Directions |
Copy out every line exactly, passing over the pictures.

Data lines |
▬▬▬▬▬▬▬▬▬▬

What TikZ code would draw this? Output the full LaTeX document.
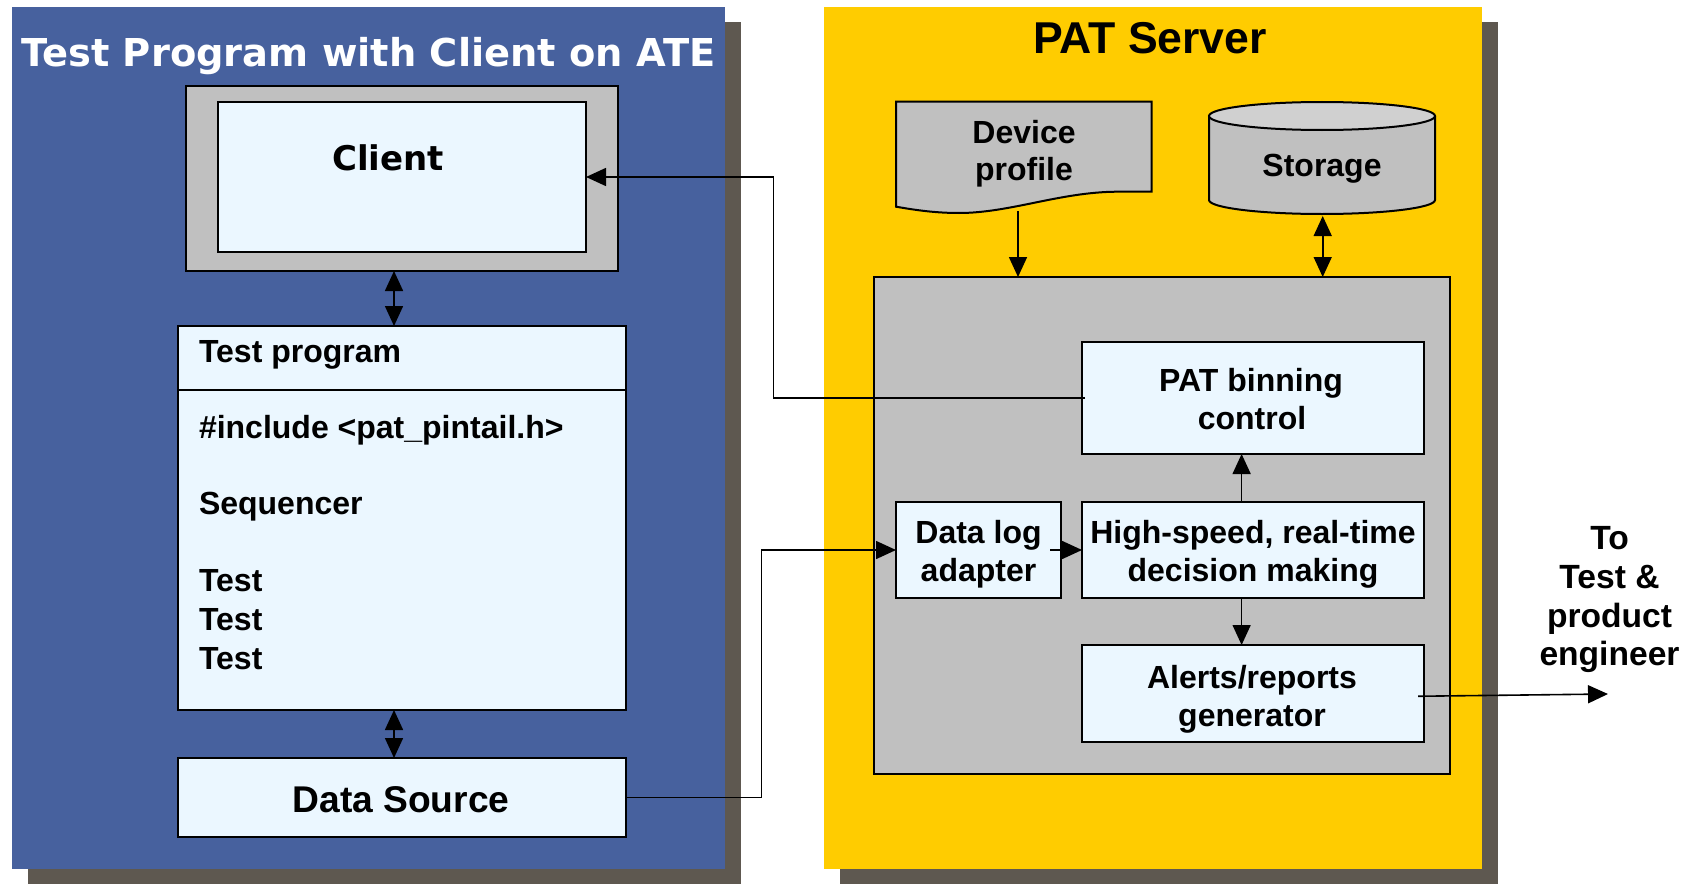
\documentclass[tikz,border=0pt]{standalone}
\usepackage{fontspec}
\setmainfont{Liberation Sans}
\newfontfamily\dvs{DejaVu Sans}
\usetikzlibrary{arrows.meta,calc}
\definecolor{panelblue}{RGB}{71,97,158}
\definecolor{shadowc}{RGB}{94,88,80}
\definecolor{paty}{RGB}{255,204,0}
\definecolor{boxgray}{RGB}{192,192,192}
\definecolor{toplight}{RGB}{208,208,208}
\definecolor{lightb}{RGB}{235,247,255}
\begin{document}
\begin{tikzpicture}[x=0.5pt,y=-0.5pt,
  panel/.style={rectangle,inner sep=0,outer sep=0,minimum width=356.5pt,minimum height=431pt},
  bx/.style={rectangle,draw=black,line width=1pt,inner sep=0,outer sep=0,fill=lightb},
  gbx/.style={rectangle,draw=black,line width=1pt,inner sep=0,outer sep=0,fill=boxgray},
  conn/.style={line width=0.8pt,draw=black},
  arr/.style={-{Triangle[length=10pt,width=9pt]}},
  darr/.style={{Triangle[length=10pt,width=9pt]}-{Triangle[length=10pt,width=9pt]}},
  ln/.style={anchor=base,inner sep=0,outer sep=0,font=\bfseries\fontsize{16}{18.5}\selectfont},
  lnw/.style={ln,anchor=base west},
]
\useasboundingbox[fill=white] (0,0) rectangle (1689,883);
% panels
\node[panel,fill=shadowc] (bshadow) at (384.5,453) {};
\node[panel,fill=panelblue] (bpanel) at (368.5,438) {};
\node[panel,minimum width=329pt,fill=shadowc] (yshadow) at (1169,453) {};
\node[panel,minimum width=329pt,fill=paty] (ypanel) at (1153,438) {};
% left side
\node[anchor=base,inner sep=0,text=white,font=\dvs\bfseries\fontsize{19.2}{22}\selectfont] (title) at (368.5,66.7) {Test Program with Client on ATE};
\node[gbx,minimum width=216pt,minimum height=92.5pt] (cout) at (402,178.5) {};
\node[bx,minimum width=184pt,minimum height=75pt] (cin) at (402,177) {};
\node[anchor=base,inner sep=0,font=\dvs\bfseries\fontsize{17}{20}\selectfont] (clientlbl) at (388,170) {Client};
\node[bx,minimum width=224pt,minimum height=192pt] (tp) at (402,518) {};
\draw[line width=1pt] (tp.west |- 0,390) -- (tp.east |- 0,390);
\node[lnw] (tptitle) at (199,362) {Test program};
\node[lnw] (tpinc) at (199,438.5) {\#include <pat\_pintail.h>};
\node[lnw] (tpseq) at (199,514.5) {Sequencer};
\node[lnw] (tpt1) at (199,591) {Test};
\node[lnw] (tpt2) at (199,630) {Test};
\node[lnw] (tpt3) at (199,669) {Test};
\node[bx,minimum width=224pt,minimum height=39.5pt] (ds) at (402,797.5) {};
\node[ln,font=\bfseries\fontsize{18.6}{21}\selectfont] (dstext) at (401,812) {Data Source};
\draw[conn,darr] ([xshift=-4pt]cout.south) -- ([xshift=-4pt]tp.north);
\draw[conn,darr] ([xshift=-4pt]tp.south) -- ([xshift=-4pt]ds.north);
% right side
\node[anchor=base,inner sep=0,font=\bfseries\fontsize{22.3}{25}\selectfont] (pattitle) at (1150,53.3) {PAT Server};
\draw[line width=1pt,fill=boxgray] (896,101.7) -- (1151.5,101.7) -- (1151.5,191.7) -- (1117,191.7)
  .. controls (1060,192) and (1010,213) .. (959,213)
  .. controls (935,213) and (915,210) .. (896,206.7) -- cycle;
\node[ln] (devp1) at (1024,143) {Device};
\node[ln] (devp2) at (1024,180) {profile};
\fill[boxgray] (1209,116) -- (1209,200) arc[start angle=180,end angle=360,x radius=56.5pt,y radius=7pt] -- (1435,116) -- cycle;
\draw[line width=1pt] (1209,116) -- (1209,200) arc[start angle=180,end angle=360,x radius=56.5pt,y radius=7pt] -- (1435,116);
\draw[line width=1pt,fill=toplight] (1322,116) ellipse [x radius=56.5pt,y radius=7pt];
\node[ln] (storage) at (1322,176.5) {Storage};
\node[gbx,minimum width=288pt,minimum height=248.25pt] (srv) at (1162,525.25) {};
\coordinate (devbot) at (1018,211);
\draw[conn,arr] (devbot) -- (devbot |- srv.north);
\coordinate (stobot) at (1322.7,216);
\draw[conn,darr] (stobot) -- (stobot |- srv.north);
\node[bx,minimum width=171pt,minimum height=56pt] (patb) at (1253,398) {};
\node[ln] (patb1) at (1251,391.8) {PAT binning};
\node[ln] (patb2) at (1252,429.4) {control};
\node[bx,minimum width=82.5pt,minimum height=48pt] (dla) at (978.5,550) {};
\node[ln] (dla1) at (978.5,543.9) {Data log};
\node[ln] (dla2) at (978.5,581.6) {adapter};
\node[bx,minimum width=171pt,minimum height=48pt] (hs) at (1253,550) {};
\node[ln] (hs1) at (1253,543.9) {High-speed, real-time};
\node[ln] (hs2) at (1253,581.6) {decision making};
\node[bx,minimum width=171pt,minimum height=48.25pt] (al) at (1253,693.25) {};
\node[ln] (al1) at (1252,688.9) {Alerts/reports};
\node[ln] (al2) at (1252,726) {generator};
\draw[conn,arr] ([xshift=-5.7pt]hs.north) -- ([xshift=-5.7pt]patb.south);
\draw[conn,arr] ([xshift=-5.7pt]hs.south) -- ([xshift=-5.7pt]al.north);
\draw[conn,arr] ([xshift=-5.5pt]dla.east) -- (hs.west);
% long connectors
\coordinate (j2) at (761.6,797.5);
\draw[conn,arr] (ds.east) -- (j2) |- (dla.west);
\coordinate (j1) at (773.4,398);
\draw[conn,arr] ([xshift=1.5pt]patb.west) -- (j1) |- (cin.east);
\coordinate (toend) at (1608,694);
\draw[conn,arr] ([xshift=-3pt,yshift=-1.5pt]al.east) -- (toend);
\node[ln,font=\bfseries\fontsize{16.8}{19}\selectfont] (to1) at (1609.5,549) {To};
\node[ln,font=\bfseries\fontsize{16.8}{19}\selectfont] (to2) at (1609.5,588.5) {Test \&};
\node[ln,font=\bfseries\fontsize{16.8}{19}\selectfont] (to3) at (1609.5,627) {product};
\node[ln,font=\bfseries\fontsize{16.8}{19}\selectfont] (to4) at (1609.5,665.5) {engineer};
\end{tikzpicture}
\end{document}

▬▬▬▬▬▬▬▬▬▬

Written reply |
What TikZ code would draw this? Output the full LaTeX document.
\documentclass[tikz,border=0pt]{standalone}
\usepackage{fontspec}
\setmainfont{Liberation Sans}
\newfontfamily\dvs{DejaVu Sans}
\usetikzlibrary{arrows.meta,calc}
\definecolor{panelblue}{RGB}{71,97,158}
\definecolor{shadowc}{RGB}{94,88,80}
\definecolor{paty}{RGB}{255,204,0}
\definecolor{boxgray}{RGB}{192,192,192}
\definecolor{toplight}{RGB}{208,208,208}
\definecolor{lightb}{RGB}{235,247,255}
\begin{document}
\begin{tikzpicture}[x=0.5pt,y=-0.5pt,
  panel/.style={rectangle,inner sep=0,outer sep=0,minimum width=356.5pt,minimum height=431pt},
  bx/.style={rectangle,draw=black,line width=1pt,inner sep=0,outer sep=0,fill=lightb},
  gbx/.style={rectangle,draw=black,line width=1pt,inner sep=0,outer sep=0,fill=boxgray},
  conn/.style={line width=0.8pt,draw=black},
  arr/.style={-{Triangle[length=10pt,width=9pt]}},
  darr/.style={{Triangle[length=10pt,width=9pt]}-{Triangle[length=10pt,width=9pt]}},
  ln/.style={anchor=base,inner sep=0,outer sep=0,font=\bfseries\fontsize{16}{18.5}\selectfont},
  lnw/.style={ln,anchor=base west},
]
\useasboundingbox[fill=white] (0,0) rectangle (1689,883);
% panels
\node[panel,fill=shadowc] (bshadow) at (384.5,453) {};
\node[panel,fill=panelblue] (bpanel) at (368.5,438) {};
\node[panel,minimum width=329pt,fill=shadowc] (yshadow) at (1169,453) {};
\node[panel,minimum width=329pt,fill=paty] (ypanel) at (1153,438) {};
% left side
\node[anchor=base,inner sep=0,text=white,font=\dvs\bfseries\fontsize{19.2}{22}\selectfont] (title) at (368.5,66.7) {Test Program with Client on ATE};
\node[gbx,minimum width=216pt,minimum height=92.5pt] (cout) at (402,178.5) {};
\node[bx,minimum width=184pt,minimum height=75pt] (cin) at (402,177) {};
\node[anchor=base,inner sep=0,font=\dvs\bfseries\fontsize{17}{20}\selectfont] (clientlbl) at (388,170) {Client};
\node[bx,minimum width=224pt,minimum height=192pt] (tp) at (402,518) {};
\draw[line width=1pt] (tp.west |- 0,390) -- (tp.east |- 0,390);
\node[lnw] (tptitle) at (199,362) {Test program};
\node[lnw] (tpinc) at (199,438.5) {\#include <pat\_pintail.h>};
\node[lnw] (tpseq) at (199,514.5) {Sequencer};
\node[lnw] (tpt1) at (199,591) {Test};
\node[lnw] (tpt2) at (199,630) {Test};
\node[lnw] (tpt3) at (199,669) {Test};
\node[bx,minimum width=224pt,minimum height=39.5pt] (ds) at (402,797.5) {};
\node[ln,font=\bfseries\fontsize{18.6}{21}\selectfont] (dstext) at (401,812) {Data Source};
\draw[conn,darr] ([xshift=-4pt]cout.south) -- ([xshift=-4pt]tp.north);
\draw[conn,darr] ([xshift=-4pt]tp.south) -- ([xshift=-4pt]ds.north);
% right side
\node[anchor=base,inner sep=0,font=\bfseries\fontsize{22.3}{25}\selectfont] (pattitle) at (1150,53.3) {PAT Server};
\draw[line width=1pt,fill=boxgray] (896,101.7) -- (1151.5,101.7) -- (1151.5,191.7) -- (1117,191.7)
  .. controls (1060,192) and (1010,213) .. (959,213)
  .. controls (935,213) and (915,210) .. (896,206.7) -- cycle;
\node[ln] (devp1) at (1024,143) {Device};
\node[ln] (devp2) at (1024,180) {profile};
\fill[boxgray] (1209,116) -- (1209,200) arc[start angle=180,end angle=360,x radius=56.5pt,y radius=7pt] -- (1435,116) -- cycle;
\draw[line width=1pt] (1209,116) -- (1209,200) arc[start angle=180,end angle=360,x radius=56.5pt,y radius=7pt] -- (1435,116);
\draw[line width=1pt,fill=toplight] (1322,116) ellipse [x radius=56.5pt,y radius=7pt];
\node[ln] (storage) at (1322,176.5) {Storage};
\node[gbx,minimum width=288pt,minimum height=248.25pt] (srv) at (1162,525.25) {};
\coordinate (devbot) at (1018,211);
\draw[conn,arr] (devbot) -- (devbot |- srv.north);
\coordinate (stobot) at (1322.7,216);
\draw[conn,darr] (stobot) -- (stobot |- srv.north);
\node[bx,minimum width=171pt,minimum height=56pt] (patb) at (1253,398) {};
\node[ln] (patb1) at (1251,391.8) {PAT binning};
\node[ln] (patb2) at (1252,429.4) {control};
\node[bx,minimum width=82.5pt,minimum height=48pt] (dla) at (978.5,550) {};
\node[ln] (dla1) at (978.5,543.9) {Data log};
\node[ln] (dla2) at (978.5,581.6) {adapter};
\node[bx,minimum width=171pt,minimum height=48pt] (hs) at (1253,550) {};
\node[ln] (hs1) at (1253,543.9) {High-speed, real-time};
\node[ln] (hs2) at (1253,581.6) {decision making};
\node[bx,minimum width=171pt,minimum height=48.25pt] (al) at (1253,693.25) {};
\node[ln] (al1) at (1252,688.9) {Alerts/reports};
\node[ln] (al2) at (1252,726) {generator};
\draw[conn,arr] ([xshift=-5.7pt]hs.north) -- ([xshift=-5.7pt]patb.south);
\draw[conn,arr] ([xshift=-5.7pt]hs.south) -- ([xshift=-5.7pt]al.north);
\draw[conn,arr] ([xshift=-5.5pt]dla.east) -- (hs.west);
% long connectors
\coordinate (j2) at (761.6,797.5);
\draw[conn,arr] (ds.east) -- (j2) |- (dla.west);
\coordinate (j1) at (773.4,398);
\draw[conn,arr] ([xshift=1.5pt]patb.west) -- (j1) |- (cin.east);
\coordinate (toend) at (1608,694);
\draw[conn,arr] ([xshift=-3pt,yshift=-1.5pt]al.east) -- (toend);
\node[ln,font=\bfseries\fontsize{16.8}{19}\selectfont] (to1) at (1609.5,549) {To};
\node[ln,font=\bfseries\fontsize{16.8}{19}\selectfont] (to2) at (1609.5,588.5) {Test \&};
\node[ln,font=\bfseries\fontsize{16.8}{19}\selectfont] (to3) at (1609.5,627) {product};
\node[ln,font=\bfseries\fontsize{16.8}{19}\selectfont] (to4) at (1609.5,665.5) {engineer};
\end{tikzpicture}
\end{document}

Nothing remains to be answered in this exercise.